For long, I kept mum. My friends told me to ignore. I decided to turn a blind eye to these antics. I thought they would fade and die out. We all did. But that simply fueled my stalker’s already raving fantasies of me. Not a day passes when I am not afraid of the grave danger which may lie ahead for me if my stalker doesn’t stop soon. My stalker’s psychology is something I have been unable to fathom. What seemed to me an innocent friendship, for him was the pinnacle of love. (And I’m not even exaggerating.) So all the while, when I was treating him like just another guy I know and talk to, he was probably in his mind leering at me, scanning every opportunity to be with me and waiting for the right moment to leech on to my back. Several attempts to ask him to back off boomeranged into him thinking I will accept him sooner or later. I now know how to block someone on all social media accounts I have! No wonder people have trust issues! Because people like my stalker really exist. To add fuel to the fire, my stalker has a blog (links of which he’s sent to me several times) which seems dedicated to his memories of me and his undying (unsolicited and unwanted) love for me along with all possible personal details about my looks, likes, dislikes, interests without any permission from me. What could be a bigger invasion of my privacy?

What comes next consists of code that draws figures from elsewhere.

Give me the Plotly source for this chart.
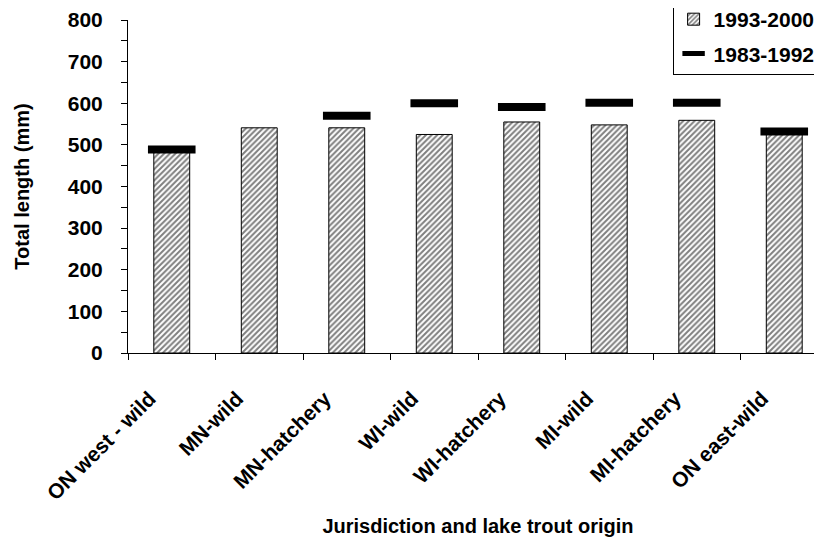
import plotly.graph_objects as go

categories = ["ON west - wild", "MN-wild", "MN-hatchery", "WI-wild",
              "WI-hatchery", "MI-wild", "MI-hatchery", "ON east-wild"]
recent = [485, 541, 541, 525, 555, 548, 559, 525]          # 1993-2000
earlier = [489, None, 570, 600, 591, 601, 601, 532]        # 1983-1992
y_ticks = [0, 100, 200, 300, 400, 500, 600, 700, 800]

FONT = "Liberation Sans, Arial, sans-serif"

fig = go.Figure()
fig.add_trace(go.Bar(
    x=categories, y=recent, name="1993-2000", width=0.41,
    legendgroup="a",
    marker=dict(color="white", line=dict(color="black", width=1),
                pattern=dict(shape="/", fgcolor="black", bgcolor="white",
                             size=4, solidity=0.5)),
))
fig.add_trace(go.Scatter(
    x=categories, y=earlier, name="1983-1992", mode="markers",
    legendgroup="b",
    marker=dict(symbol="line-ew", size=34, color="black",
                line=dict(color="black", width=8)),
))

fig.update_layout(
    width=822, height=542,
    margin=dict(l=120, r=2, t=12, b=197, autoexpand=False),
    paper_bgcolor="white", plot_bgcolor="white",
    font=dict(family=FONT, size=21, color="black", weight="bold"),
    showlegend=True,
    legend=dict(x=0.778, xanchor="left", y=1.066, yanchor="top",
                bordercolor="black", borderwidth=1, bgcolor="white",
                traceorder="grouped", tracegroupgap=4, itemwidth=30,
                font=dict(family=FONT, size=21, weight="bold")),
)
fig.update_xaxes(
    range=[-0.5, 7.5], showline=True, linecolor="black", linewidth=1,
    ticks="outside", tickson="boundaries", ticklen=6, tickcolor="black",
    tickangle=-45, tickfont=dict(size=21, weight="bold"),
    ticklabelstandoff=24, ticklabelshift=-22, ticklabeloverflow="allow",
    title=dict(text="Jurisdiction and lake trout origin", standoff=15,
               font=dict(size=20, weight="bold")),
    automargin=False, showgrid=False, zeroline=False,
)
fig.update_yaxes(
    range=[0, 800], tickvals=y_ticks, showline=True, linecolor="black",
    linewidth=1, ticks="outside", ticklen=6, tickcolor="black",
    minor=dict(dtick=50, ticks="outside", ticklen=6, tickcolor="black"),
    ticklabelstandoff=14, tickfont=dict(size=21, weight="bold"),
    ticklabeloverflow="allow",
    title=dict(text="Total length (mm)", standoff=32,
               font=dict(size=20, weight="bold")),
    automargin=False, showgrid=False, zeroline=False,
)

fig.write_html("out.html")
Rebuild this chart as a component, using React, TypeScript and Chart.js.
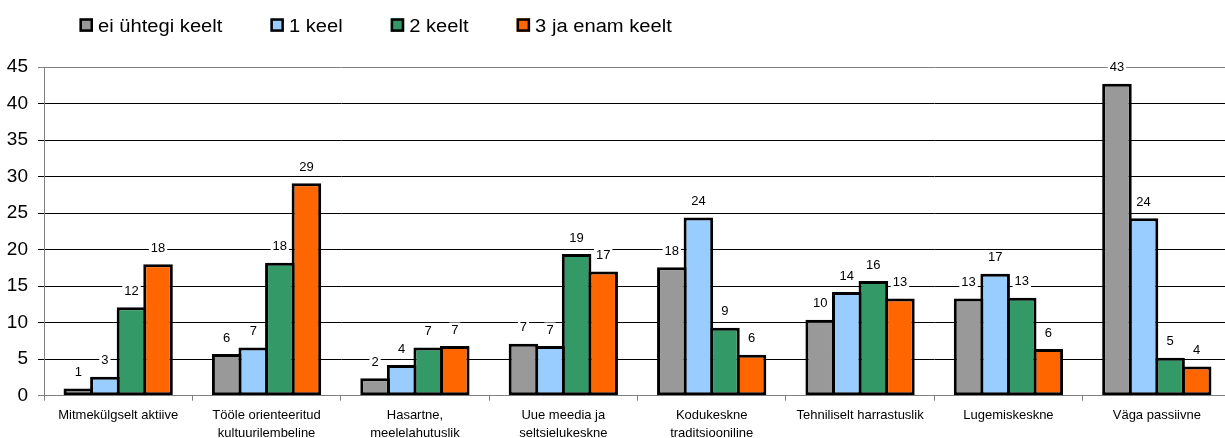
import React, { useEffect, useRef } from 'react';
import { Chart, registerables } from 'chart.js';

Chart.register(...registerables);

const FONT = '"Liberation Sans", Arial, sans-serif';

const categories: (string | string[])[] = [
  'Mitmekülgselt aktiive',
  ['Tööle orienteeritud', 'kultuurilembeline'],
  ['Hasartne,', 'meelelahutuslik'],
  ['Uue meedia ja', 'seltsielukeskne'],
  ['Kodukeskne', 'traditsiooniline'],
  'Tehniliselt harrastuslik',
  'Lugemiskeskne',
  'Väga passiivne',
];

const seriesNames = ['ei ühtegi keelt', '1 keel', '2 keelt', '3 ja enam keelt'];

const noLanguage = [1.0, 5.7, 2.4, 7.1, 17.6, 10.4, 13.3, 42.7];
const oneLanguage = [2.6, 6.6, 4.2, 6.8, 24.4, 14.2, 16.7, 24.3];
const twoLanguages = [12.1, 18.2, 6.6, 19.4, 9.3, 15.7, 13.4, 5.2];
const threePlusLanguages = [18.0, 29.1, 6.8, 17.0, 5.6, 13.3, 6.4, 4.0];

const seriesColors = ['#999999', '#99CCFF', '#339966', '#FF6600'];

const yMin = 0;
const yMax = 45;
const yStep = 5;

const valueLabelPlugin = {
  id: 'valueLabels',
  afterDatasetsDraw(chart: any) {
    const ctx = chart.ctx;
    ctx.save();
    ctx.font = `13px ${FONT}`;
    ctx.textAlign = 'center';
    ctx.textBaseline = 'middle';
    chart.data.datasets.forEach((ds: any, i: number) => {
      const meta = chart.getDatasetMeta(i);
      meta.data.forEach((bar: any, j: number) => {
        const txt = String(Math.round(ds.data[j]));
        const x = bar.x;
        const y = bar.y - 16.5;
        const w = ctx.measureText(txt).width + 4;
        ctx.fillStyle = '#ffffff';
        ctx.fillRect(x - w / 2, y - 7, w, 14);
        ctx.fillStyle = '#000000';
        ctx.fillText(txt, x, y + 0.5);
      });
    });
    ctx.restore();
  },
};

const topLegendPlugin = {
  id: 'topLegend',
  afterDraw(chart: any) {
    const ctx = chart.ctx;
    const box = 13.5;
    const boxTop = 18.3;
    const stretch = 1.12;
    let x = 79.5;
    ctx.save();
    ctx.font = `18px ${FONT}`;
    chart.data.datasets.forEach((ds: any) => {
      ctx.fillStyle = ds.backgroundColor;
      ctx.fillRect(x, boxTop, box, box);
      ctx.lineWidth = 2.5;
      ctx.strokeStyle = '#000000';
      ctx.strokeRect(x + 1.25, boxTop + 1.25, box - 2.5, box - 2.5);
      const tx = x + box + 5;
      const w = ctx.measureText(ds.label).width * stretch;
      ctx.save();
      ctx.translate(tx, 31.5);
      ctx.scale(stretch, 1);
      ctx.fillStyle = '#000000';
      ctx.textBaseline = 'alphabetic';
      ctx.textAlign = 'left';
      ctx.fillText(ds.label, 0, 0);
      ctx.restore();
      x = tx + w + 48;
    });
    ctx.restore();
  },
};

export default function App() {
  const canvasRef = useRef<HTMLCanvasElement | null>(null);

  useEffect(() => {
    if (!canvasRef.current) return;
    const values = [noLanguage, oneLanguage, twoLanguages, threePlusLanguages];
    const chart = new Chart(canvasRef.current, {
      type: 'bar',
      data: {
        labels: categories,
        datasets: values.map((data, i) => ({
          label: seriesNames[i],
          data,
          backgroundColor: seriesColors[i],
          borderColor: '#000000',
          borderWidth: 3,
          borderSkipped: false,
          inflateAmount: 0,
          barPercentage: 1.1129,
          categoryPercentage: 0.7163,
        })),
      },
      options: {
        responsive: false,
        animation: false,
        devicePixelRatio: 1,
        layout: { padding: { top: 67, left: 0, right: 0, bottom: 0 } },
        plugins: {
          legend: { display: false },
          tooltip: { enabled: false },
        },
        scales: {
          x: {
            grid: {
              drawOnChartArea: false,
              drawTicks: true,
              tickLength: 5,
              color: '#808080',
              offset: true,
            },
            border: { color: '#808080', width: 1 },
            ticks: {
              font: { family: FONT, size: 13, lineHeight: 1.38 },
              color: '#000000',
              padding: 6,
              maxRotation: 0,
              autoSkip: false,
            },
            afterFit: (s: any) => {
              s.height = 42.3;
            },
          },
          y: {
            min: yMin,
            max: yMax,
            ticks: {
              stepSize: yStep,
              font: { family: FONT, size: 19 },
              color: '#000000',
              padding: 10,
            },
            grid: {
              color: (c: any) =>
                c.tick && (c.tick.value === yMax || c.tick.value === yMin) ? '#808080' : '#000000',
              tickLength: 6,
              drawTicks: true,
            },
            border: { color: '#808080', width: 1 },
            afterFit: (s: any) => {
              s.width = 44;
            },
          },
        },
      },
      plugins: [valueLabelPlugin, topLegendPlugin],
    });
    return () => chart.destroy();
  }, []);

  return (
    <div
      style={{
        position: 'fixed',
        left: 0,
        top: 0,
        width: 1225,
        height: 438,
        overflow: 'hidden',
        background: '#ffffff',
      }}
    >
      <canvas ref={canvasRef} width={1231} height={438} style={{ display: 'block' }} />
    </div>
  );
}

Lesson learnt : Every love story has two sides. Never believe it is a love story until you’ve heard both sides. There’s a thin line between love and obsession. And there’s a thinner line between obsession and stalking.

Advice to him : My soul is mine and yours is yours. If you think I reside in your soul or vice versa, think of how foolish you’re sounding. You might love me but that doesn’t make me obliged in any manner to love you back. Nor does that give you permission to mentally harass me and my loved ones. Oh and another thing – stop treating death like a joke, otherwise life’s going to make a joke out of you some day.

A not so fun fact :

In “A Study of Stalkers” Mullen et al. (2000) identified five types of stalkers:

  • Rejected stalkers – pursue their victims in order to reverse, correct, or avenge a rejection (e.g. divorce, separation, termination).
  • Resentful stalkers – pursue a vendetta because of a sense of grievance against the victims – motivated mainly by the desire to frighten and distress the victim.
  • Intimacy seekers – seek to establish an intimate, loving relationship with their victim. Such stalkers often believe that the victim is a long-sought-after soul mate, and they were ‘meant’ to be together.
  • Incompetent suitors – despite poor social or courting skills, have a fixation, or in some cases, a sense of entitlement to an intimate relationship with those who have attracted their amorous interest. Their victims are most often already in a dating relationship with someone else.
  • Predatory stalkers – spy on the victim in order to prepare and plan an attack – often sexual – on the victim

Graciously Yours!

AdiC.

P.S. : To my stalker, if you’re reading this, (and I know you are because, hello, isn’t that what you do?) you should know, I’d rather live in rejection than give up my self respect for someone.

P.P.S. : To others being stalked, whether male or female, please ensure that people around you know you are being stalked. It isn’t your fault. Speak out rather than letting the rage boil inside.